> **STATED EXERCISE**:
Write the data out again, character for character, with no images.

____

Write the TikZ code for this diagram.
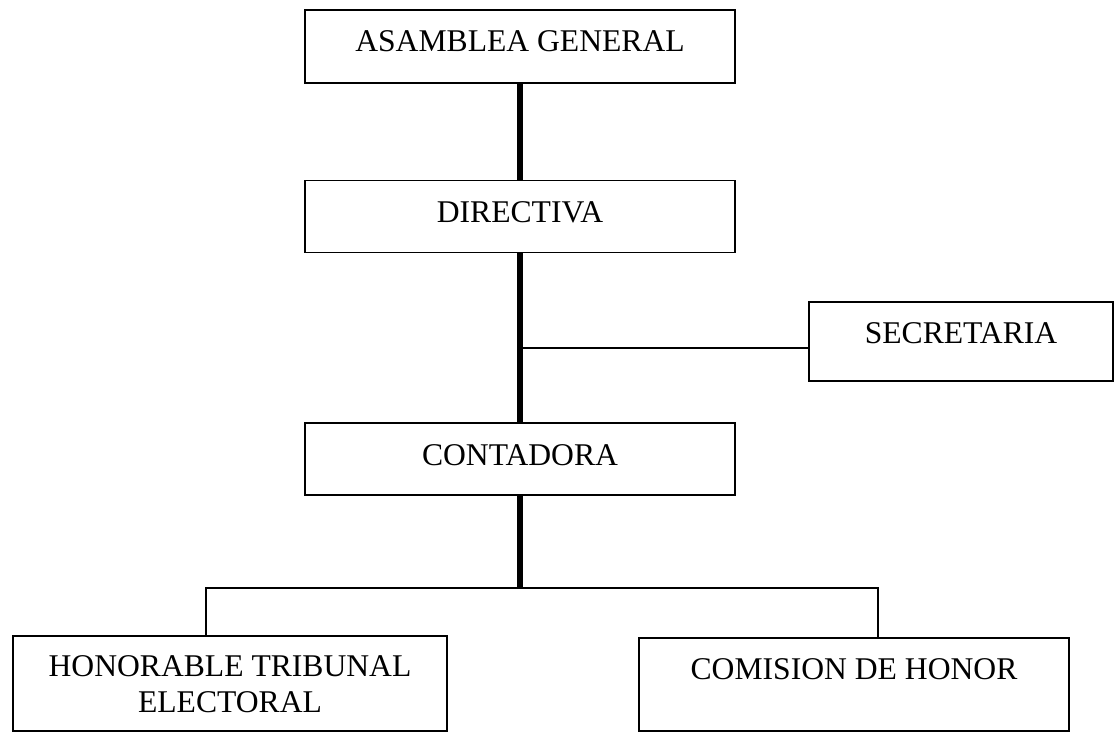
\documentclass[tikz,border=0pt]{standalone}
\usepackage{fontspec}
\setmainfont{Liberation Serif}
\usetikzlibrary{positioning}
\tikzstyle{bx}=[draw, line width=0.9pt, inner sep=0pt, minimum width=8.6cm,
		text height=0.84cm, font=\fontsize{18}{20.5}\selectfont]
\tikzstyle{trunk}=[line width=3.4pt]
\tikzstyle{branch}=[line width=0.9pt]

\begin{document}
\begin{tikzpicture}[x=0.02cm, y=-0.02cm]
                \useasboundingbox (0,0) rectangle (1116,732);
                \node[bx, text depth=0.62cm] (asamblea) at (520,46.5) {ASAMBLEA GENERAL};
                \node[bx, text depth=0.60cm, below=1.92cm of asamblea] (directiva) {DIRECTIVA};
                \node[bx, text depth=0.60cm, below=3.38cm of directiva] (contadora) {CONTADORA};
                \node[bx, text depth=0.74cm, minimum width=6.08cm] (secretaria) at (961,341.5) {SECRETARIA};
                \node[bx, text height=1.54cm, text depth=0.36cm, minimum width=8.68cm, align=center] (tribunal) at (230,683.5) {HONORABLE TRIBUNAL\\ELECTORAL};
                \node[bx, text depth=1.02cm] (comision) at (854,684.5) {COMISION DE HONOR};
                \coordinate (jsec) at (520,348);
                \coordinate (jbot) at (520,588);
                \coordinate (jleft) at (206,588);
                \coordinate (jright) at (878,588);
                \draw[trunk] (asamblea) -- (directiva);
                \draw[trunk] (directiva) -- (contadora);
                \draw[trunk] (contadora) -- (jbot);
                \draw[branch] (jsec) -- (jsec -| secretaria.west);
                \draw[branch] (jleft |- tribunal.north) -- (jleft) -- (jright) -- (jright |- comision.north);
            \end{tikzpicture}
\end{document}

____

> **EXERCISE OUTPUT**:
Write the TikZ code for this diagram.
\documentclass[tikz,border=0pt]{standalone}
\usepackage{fontspec}
\setmainfont{Liberation Serif}
\usetikzlibrary{positioning}
\tikzstyle{bx}=[draw, line width=0.9pt, inner sep=0pt, minimum width=8.6cm,
		text height=0.84cm, font=\fontsize{18}{20.5}\selectfont]
\tikzstyle{trunk}=[line width=3.4pt]
\tikzstyle{branch}=[line width=0.9pt]

\begin{document}
\begin{tikzpicture}[x=0.02cm, y=-0.02cm]
                \useasboundingbox (0,0) rectangle (1116,732);
                \node[bx, text depth=0.62cm] (asamblea) at (520,46.5) {ASAMBLEA GENERAL};
                \node[bx, text depth=0.60cm, below=1.92cm of asamblea] (directiva) {DIRECTIVA};
                \node[bx, text depth=0.60cm, below=3.38cm of directiva] (contadora) {CONTADORA};
                \node[bx, text depth=0.74cm, minimum width=6.08cm] (secretaria) at (961,341.5) {SECRETARIA};
                \node[bx, text height=1.54cm, text depth=0.36cm, minimum width=8.68cm, align=center] (tribunal) at (230,683.5) {HONORABLE TRIBUNAL\\ELECTORAL};
                \node[bx, text depth=1.02cm] (comision) at (854,684.5) {COMISION DE HONOR};
                \coordinate (jsec) at (520,348);
                \coordinate (jbot) at (520,588);
                \coordinate (jleft) at (206,588);
                \coordinate (jright) at (878,588);
                \draw[trunk] (asamblea) -- (directiva);
                \draw[trunk] (directiva) -- (contadora);
                \draw[trunk] (contadora) -- (jbot);
                \draw[branch] (jsec) -- (jsec -| secretaria.west);
                \draw[branch] (jleft |- tribunal.north) -- (jleft) -- (jright) -- (jright |- comision.north);
            \end{tikzpicture}
\end{document}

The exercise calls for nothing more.